What Is A Nursing Diagnosis and Care Plan?

The Purpose of the Written Care Plan
• Care plans provide direction for individualized care of the client. A care plan flows from each patient’s unique list of diagnoses and should be organized by the individual’s specific needs.
• Continuity of care. The care plan is a means of communicating and organizing the actions of a constantly changing nursing staff. As the patient’s needs are attended to, the updated plan is passed on to the nursing staff at shift change and during nursing rounds.
• Care plans help teach documentation. The care plan should specifically outline which observations to make, what nursing actions to carry out, and what instructions the client or family members require.
• They serve as a guide for assigning staff to care for the client. There may be aspects of the patient’s care that need to be assigned to team members with specific skills.
• Care plans serve as a guide for reimbursement. Medicare and Medicaid originally set the plan in action, and other third-party insurers followed suit. The medical record is used by the insurance companies to determine what they will pay in relation to the hospital care received by the client. If nursing care is not documented precisely in the care plan, there is no proof the care was provided. Insurers will not pay for what is not documented.

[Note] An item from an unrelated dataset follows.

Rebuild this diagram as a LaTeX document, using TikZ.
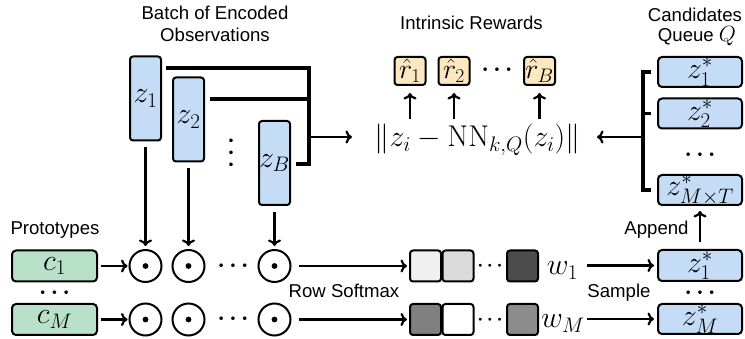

The goal as established in a nursing care plan — in terms of observable client responses — is what the nurse hopes to achieve by implementing nursing orders. It is a desired outcome or change in the client’s condition. The terms goal and outcome are often used interchangeably, but in some nursing literature, a goal is thought of as a more general statement while the outcome is more specific. For example, a goal might be that a patient’s nutritional status will improve overall, while the outcome would be that the patient will gain five pounds by a certain date.
Nursing orders are instructions for the specific activities that will perform to help the patient achieve the health care goal. How detailed the order is depends on the health personnel who will carry out the order. Nursing orders will all contain:
• The date
• An action verb like “monitor,” “instruct,” “palpate,” or something equally descriptive
• A content area that is the where and the what of the order, for example, placing a “spiral bandage on the left leg from ankle to just below the knee”
• A time element will define how long or how often the nursing action will occur
• The signature of the prescribing nurse, since orders are legal documents.
Finally, in the evaluation, the client’s health care professionals will determine the progress towards the goal achievement and the effectiveness of the nursing care plan. The evaluation is extremely important because it determines if the nursing interventions should be terminated, continued or changed.